Last week, readers of the Financial Times were regaled by suggestions that capitalization-weighted index funds were “hugely biased,” “undiversified,” and “too trusting of the market’s judgment on a handful of very large stocks.” Criticisms of cap weighting aren’t new, of course, and at least in the near term seem not to have been very effective at deterring flows into passive strategies. Nonetheless it may be worth asking how cap weighting achieved its prominent role in the investment firmament.
It was not, we hasten to say, because a handful of index providers decided to foist a flawed concept on the unsuspecting masses. Indices began when journalists and stock exchanges wanted to communicate how the stock market had performed. This raised an obvious question: how to combine the returns of a number of individual issues to summarize “the market?” Combining returns requires choosing how each individual stock’s return is to be weighted.
There are a number of ways to weight individual returns, some more computationally convenient than others. A comprehensive capitalization-weighted index will tell us the performance of the average investor, weighted by the amount of capital invested. That is the key informational attribute that makes capitalization-weighted indices economically useful. Note that this has nothing to do with index funds. The S&P 500 launched in 1957, and its earliest cap-weighted predecessor in 1923, long before anyone thought of using indices as the basis for investment products.

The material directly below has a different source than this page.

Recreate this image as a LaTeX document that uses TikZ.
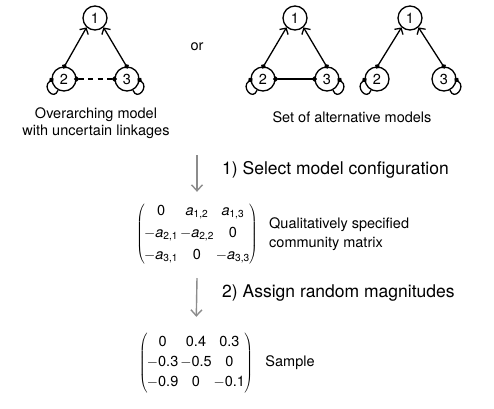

Serendipitously, however, capitalization weighting turns out to have three characteristics that make it particularly attractive for index fund managers:
- It is, in economists’ jargon, “macro-consistent.” If they wanted, all investors in a market could each hold a cap-weighted index fund. Doing so does not require an offsetting tilt from another investor. (In contrast, e.g., if I want to tilt toward value, someone else has to tilt toward growth.)
- Cap-weighted portfolios are relatively easy to maintain. Unless the underlying index changes, a properly-constructed cap-weighted index fund is not required to transact. Other weighting schemes (e.g., equal weighting or factor weighting) inherently require more turnover.
- Sharpe’s famous “Arithmetic of Active Management” concludes that “after costs, the return on the average actively managed dollar will be less than the return on the average passively managed dollar.” The average passively managed dollar, in this formulation, is capitalization weighted. Sharpe’s analysis does not hold for any other weighting scheme.
None of these arguments imply that capitalization weighting is appropriate for all investors in all circumstances. But its popularity is not arbitrary or inexplicable. We live in a capitalization-weighted world, and cap-weighted index funds are a simple reflection of that reality. The law of gravity does not require our consent for its efficacy. Neither does capitalization weighting.